When you think of Italy you must think of wine. Fields bursting with vines, heavy with ripened grapes and dying to be picked. Italy is home to some of our favourite vineyards and here is a simple map of the Italian wine regions to wet your tastebuds.
Romance, history and the floating city of Venice make this region of Italy a tourist hotspot. This is actually the largest wine producing region of Italy. Keeping with its romantic nature the area North of Venice is known for prosecco production as well as some refreshing white wines. It’s mediterranean micro-climates makes is perfect for producing sparkling dessert wines and you will find plenty of fizz on offer when you visit.
Discover the famous rolling hills of Tuscany when you visit any of the fantastic vineyards in this wine region. Some of the most renowned wines in the world come from this area. Wine is embedded into most aspects of life in Tuscany. The grapes hanging from the vines, the old houses on ancient vineyards and the tasty food pairings make it the perfect combination of food and nature. Chianti is certainly the most famous wine of the region and was established in 1932. Try the merlots and the cabernet sauvigan warm reds when you are in the area.
With the highest number of classified wines this area has some of Italy’s best rated wines. If you are a berry fan (as we are) then you will enjoy the red Dolcetto wine with its hint of blackberry flavour. You will stumbleupon wonderful producers around the area of Alba where you can pair the wines with the famous local truffles. If you have been lucky enough to taste an Asti wine than there is a high chance it came from Piedmont as they produce over 60 million litres of this sweet white wine each year.
Dating back to the 7th century, the wine production in this area of Italy is prolific and leave you with long lasting memories. Taste the local frizzante, sparkling wines, for a true taste of summertime.
Northern Italy is packed full of wine producing areas but Lombardy holds a special place in our hearts. Located near the Adda River, the vineyards here enjoy a mild climate and produce tantalizing red wines and sparkling delights. It’s location between the Alps and the po basin makes it an extra special place to visit at harvest time.

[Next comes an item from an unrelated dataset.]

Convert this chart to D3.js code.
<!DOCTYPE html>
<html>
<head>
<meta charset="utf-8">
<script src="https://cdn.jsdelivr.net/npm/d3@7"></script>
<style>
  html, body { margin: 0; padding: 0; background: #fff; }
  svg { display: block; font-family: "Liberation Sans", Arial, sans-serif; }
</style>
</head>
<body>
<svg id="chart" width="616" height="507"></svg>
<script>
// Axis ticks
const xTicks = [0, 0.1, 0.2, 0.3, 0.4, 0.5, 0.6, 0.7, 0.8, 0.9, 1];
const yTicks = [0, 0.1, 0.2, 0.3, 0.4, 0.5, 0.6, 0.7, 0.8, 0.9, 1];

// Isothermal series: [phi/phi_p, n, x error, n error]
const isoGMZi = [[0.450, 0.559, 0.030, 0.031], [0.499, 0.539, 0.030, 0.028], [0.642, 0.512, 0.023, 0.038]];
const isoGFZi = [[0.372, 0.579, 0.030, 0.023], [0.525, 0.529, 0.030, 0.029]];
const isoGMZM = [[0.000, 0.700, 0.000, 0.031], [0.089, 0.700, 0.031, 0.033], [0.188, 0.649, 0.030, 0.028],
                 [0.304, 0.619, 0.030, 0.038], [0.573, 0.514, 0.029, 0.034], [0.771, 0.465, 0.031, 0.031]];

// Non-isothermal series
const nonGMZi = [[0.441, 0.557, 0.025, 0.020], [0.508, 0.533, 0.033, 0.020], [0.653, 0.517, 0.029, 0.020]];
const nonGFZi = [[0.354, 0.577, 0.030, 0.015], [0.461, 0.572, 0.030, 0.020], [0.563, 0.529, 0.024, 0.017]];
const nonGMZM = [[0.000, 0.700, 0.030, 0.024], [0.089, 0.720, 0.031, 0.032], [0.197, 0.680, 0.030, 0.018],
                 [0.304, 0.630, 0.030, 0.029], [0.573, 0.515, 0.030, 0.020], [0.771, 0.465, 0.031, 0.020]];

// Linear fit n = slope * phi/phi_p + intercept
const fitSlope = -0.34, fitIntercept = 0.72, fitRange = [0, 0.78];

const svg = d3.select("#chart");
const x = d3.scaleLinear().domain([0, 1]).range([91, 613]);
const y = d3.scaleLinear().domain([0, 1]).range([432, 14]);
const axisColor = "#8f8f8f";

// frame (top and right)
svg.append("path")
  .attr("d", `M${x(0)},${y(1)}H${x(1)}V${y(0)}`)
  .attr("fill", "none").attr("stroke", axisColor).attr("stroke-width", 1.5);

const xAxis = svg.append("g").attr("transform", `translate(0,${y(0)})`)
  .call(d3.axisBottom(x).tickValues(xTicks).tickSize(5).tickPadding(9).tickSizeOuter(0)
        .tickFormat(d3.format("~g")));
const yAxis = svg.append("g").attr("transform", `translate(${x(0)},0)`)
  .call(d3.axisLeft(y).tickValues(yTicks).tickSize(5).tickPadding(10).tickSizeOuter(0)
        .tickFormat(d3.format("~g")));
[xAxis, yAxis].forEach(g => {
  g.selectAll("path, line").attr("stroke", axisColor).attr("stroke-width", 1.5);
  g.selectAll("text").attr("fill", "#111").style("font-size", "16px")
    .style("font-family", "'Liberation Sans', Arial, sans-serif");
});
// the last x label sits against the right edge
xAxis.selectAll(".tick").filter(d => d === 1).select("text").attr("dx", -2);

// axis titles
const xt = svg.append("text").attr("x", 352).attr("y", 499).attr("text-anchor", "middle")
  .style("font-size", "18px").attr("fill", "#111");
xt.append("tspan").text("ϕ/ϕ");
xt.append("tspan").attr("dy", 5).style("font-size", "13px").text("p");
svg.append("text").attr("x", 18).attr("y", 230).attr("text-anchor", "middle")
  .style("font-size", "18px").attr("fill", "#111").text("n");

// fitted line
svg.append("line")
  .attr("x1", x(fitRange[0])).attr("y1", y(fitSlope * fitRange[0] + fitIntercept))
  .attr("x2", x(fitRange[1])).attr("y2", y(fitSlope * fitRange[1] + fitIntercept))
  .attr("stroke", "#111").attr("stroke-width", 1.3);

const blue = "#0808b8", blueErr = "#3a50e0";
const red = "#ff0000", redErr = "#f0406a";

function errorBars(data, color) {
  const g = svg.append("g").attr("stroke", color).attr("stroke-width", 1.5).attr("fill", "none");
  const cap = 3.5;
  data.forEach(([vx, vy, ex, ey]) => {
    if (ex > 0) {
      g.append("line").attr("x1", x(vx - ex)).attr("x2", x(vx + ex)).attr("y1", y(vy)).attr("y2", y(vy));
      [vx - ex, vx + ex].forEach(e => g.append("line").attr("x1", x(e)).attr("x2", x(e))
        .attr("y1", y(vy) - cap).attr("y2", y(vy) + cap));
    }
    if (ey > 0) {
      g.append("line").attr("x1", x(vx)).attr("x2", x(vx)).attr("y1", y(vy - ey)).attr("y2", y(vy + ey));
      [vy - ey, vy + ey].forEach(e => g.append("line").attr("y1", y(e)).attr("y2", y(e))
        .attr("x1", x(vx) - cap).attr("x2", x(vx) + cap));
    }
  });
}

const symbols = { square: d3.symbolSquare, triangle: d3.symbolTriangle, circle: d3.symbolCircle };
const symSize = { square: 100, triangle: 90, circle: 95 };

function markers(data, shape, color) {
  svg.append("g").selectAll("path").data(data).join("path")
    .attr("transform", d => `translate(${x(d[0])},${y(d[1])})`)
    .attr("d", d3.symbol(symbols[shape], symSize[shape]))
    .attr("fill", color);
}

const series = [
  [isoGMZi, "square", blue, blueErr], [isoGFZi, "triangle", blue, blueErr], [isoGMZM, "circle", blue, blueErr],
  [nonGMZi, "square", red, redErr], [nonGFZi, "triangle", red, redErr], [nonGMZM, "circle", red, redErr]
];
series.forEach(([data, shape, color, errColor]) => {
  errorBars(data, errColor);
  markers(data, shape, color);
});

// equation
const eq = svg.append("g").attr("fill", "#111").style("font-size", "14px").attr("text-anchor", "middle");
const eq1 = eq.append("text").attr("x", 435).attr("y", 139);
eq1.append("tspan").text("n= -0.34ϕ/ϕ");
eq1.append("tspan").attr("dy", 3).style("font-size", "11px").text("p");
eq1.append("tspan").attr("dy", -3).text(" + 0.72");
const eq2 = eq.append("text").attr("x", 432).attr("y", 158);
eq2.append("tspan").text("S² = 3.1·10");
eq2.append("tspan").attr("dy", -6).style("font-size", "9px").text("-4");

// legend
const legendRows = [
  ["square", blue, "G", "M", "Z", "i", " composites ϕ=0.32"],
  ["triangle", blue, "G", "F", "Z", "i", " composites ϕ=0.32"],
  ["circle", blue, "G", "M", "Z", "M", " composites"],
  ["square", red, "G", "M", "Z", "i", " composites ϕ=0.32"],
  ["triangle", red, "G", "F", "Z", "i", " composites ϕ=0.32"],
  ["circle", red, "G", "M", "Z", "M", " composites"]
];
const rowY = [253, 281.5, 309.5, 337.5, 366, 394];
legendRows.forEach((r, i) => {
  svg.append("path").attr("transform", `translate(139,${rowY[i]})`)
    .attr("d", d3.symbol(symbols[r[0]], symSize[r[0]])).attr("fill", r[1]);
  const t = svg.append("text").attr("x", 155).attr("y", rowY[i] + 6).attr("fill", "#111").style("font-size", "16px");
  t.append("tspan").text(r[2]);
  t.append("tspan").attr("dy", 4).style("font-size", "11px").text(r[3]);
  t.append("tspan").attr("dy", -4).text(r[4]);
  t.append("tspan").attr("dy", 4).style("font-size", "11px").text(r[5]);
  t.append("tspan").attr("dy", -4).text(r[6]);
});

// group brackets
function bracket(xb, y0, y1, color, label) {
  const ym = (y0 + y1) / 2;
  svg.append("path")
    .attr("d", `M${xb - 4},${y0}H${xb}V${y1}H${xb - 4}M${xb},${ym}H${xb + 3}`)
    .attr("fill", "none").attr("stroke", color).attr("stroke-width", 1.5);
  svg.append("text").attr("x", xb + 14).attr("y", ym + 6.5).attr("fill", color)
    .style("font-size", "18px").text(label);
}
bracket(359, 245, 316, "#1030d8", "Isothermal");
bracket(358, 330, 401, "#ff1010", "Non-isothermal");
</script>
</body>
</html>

Medieval villages and iconic towns like Assisi make Umbria a must visit place when you are on tour in Italy. The benedictine monks were the first to plant vineyards here and the red wines are warm and bold. They have benefited from their world renowned neighbour, Tuscany and use their traditional Italian style to their advantage.

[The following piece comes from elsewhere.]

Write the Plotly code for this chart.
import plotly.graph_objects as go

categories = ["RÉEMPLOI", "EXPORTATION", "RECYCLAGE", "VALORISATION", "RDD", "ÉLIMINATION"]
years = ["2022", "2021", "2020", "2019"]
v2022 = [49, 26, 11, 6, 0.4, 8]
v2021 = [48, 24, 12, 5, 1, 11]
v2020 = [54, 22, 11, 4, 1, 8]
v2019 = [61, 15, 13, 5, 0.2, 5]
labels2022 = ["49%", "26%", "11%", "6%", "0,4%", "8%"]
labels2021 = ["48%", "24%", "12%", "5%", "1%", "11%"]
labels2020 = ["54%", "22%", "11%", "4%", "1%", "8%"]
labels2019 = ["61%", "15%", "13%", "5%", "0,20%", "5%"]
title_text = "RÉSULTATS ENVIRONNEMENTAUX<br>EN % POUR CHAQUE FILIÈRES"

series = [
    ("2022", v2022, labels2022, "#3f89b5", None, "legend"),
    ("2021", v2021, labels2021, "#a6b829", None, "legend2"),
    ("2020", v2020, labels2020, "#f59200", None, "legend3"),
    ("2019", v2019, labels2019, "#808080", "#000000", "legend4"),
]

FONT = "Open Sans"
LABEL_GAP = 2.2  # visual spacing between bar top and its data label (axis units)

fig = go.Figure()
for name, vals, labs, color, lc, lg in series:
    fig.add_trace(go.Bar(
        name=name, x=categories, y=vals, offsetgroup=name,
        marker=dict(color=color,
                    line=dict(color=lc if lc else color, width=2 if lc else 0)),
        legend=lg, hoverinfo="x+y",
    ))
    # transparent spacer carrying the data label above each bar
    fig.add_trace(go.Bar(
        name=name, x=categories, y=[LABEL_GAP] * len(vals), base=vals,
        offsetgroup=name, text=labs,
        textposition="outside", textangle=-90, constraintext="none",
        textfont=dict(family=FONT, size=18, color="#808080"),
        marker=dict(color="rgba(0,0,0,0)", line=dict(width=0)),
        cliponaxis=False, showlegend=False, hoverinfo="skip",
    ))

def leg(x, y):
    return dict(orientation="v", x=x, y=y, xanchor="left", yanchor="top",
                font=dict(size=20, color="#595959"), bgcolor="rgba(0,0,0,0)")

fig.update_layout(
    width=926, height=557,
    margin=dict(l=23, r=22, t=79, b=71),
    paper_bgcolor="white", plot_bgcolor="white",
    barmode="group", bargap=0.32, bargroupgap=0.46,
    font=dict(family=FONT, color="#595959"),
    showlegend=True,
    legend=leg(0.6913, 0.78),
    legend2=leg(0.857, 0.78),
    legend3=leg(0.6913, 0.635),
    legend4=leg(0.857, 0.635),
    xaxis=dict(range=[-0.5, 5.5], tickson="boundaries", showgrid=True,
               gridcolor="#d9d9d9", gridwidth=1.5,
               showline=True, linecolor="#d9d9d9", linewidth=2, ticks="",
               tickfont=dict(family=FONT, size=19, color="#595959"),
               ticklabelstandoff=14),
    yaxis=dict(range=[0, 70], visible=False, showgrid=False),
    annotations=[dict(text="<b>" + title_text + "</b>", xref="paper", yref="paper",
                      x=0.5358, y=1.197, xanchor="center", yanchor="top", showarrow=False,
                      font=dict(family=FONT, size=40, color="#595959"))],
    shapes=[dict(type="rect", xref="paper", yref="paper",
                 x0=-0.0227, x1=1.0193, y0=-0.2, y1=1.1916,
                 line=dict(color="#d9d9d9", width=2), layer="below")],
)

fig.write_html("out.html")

The Montepulciano grape is famous in Abruzzo and throughout the world today. This region is widely known for its rose wines and mountainous landscape.
The Verdicchio grape is a sure encounter when you visit the Marche wine region of Italy. This is an acidic, dry white wine that goes perfectly with any fish dish on offer.
When in Puglia you have reached the heel of Italy. Vineyards and olive groves create a patchwork blanket look in this region. Full bodied reds are a staple part of the diet in this area and you will enjoy getting to know the flagship primitivo grape that is famous in the towns of Lecce and Manduria.
Last but least is the Lazio wine region. Home to the capital of Italy, Rome, the volcanic hills of Lazio make the ideal landscape for crisp, white wines.
Wherever you go in Italy have a sip or two of the scrumptious wines on offer. You will learn about the land, the nature, the climate and the culture through its many delicious varieties of grapes.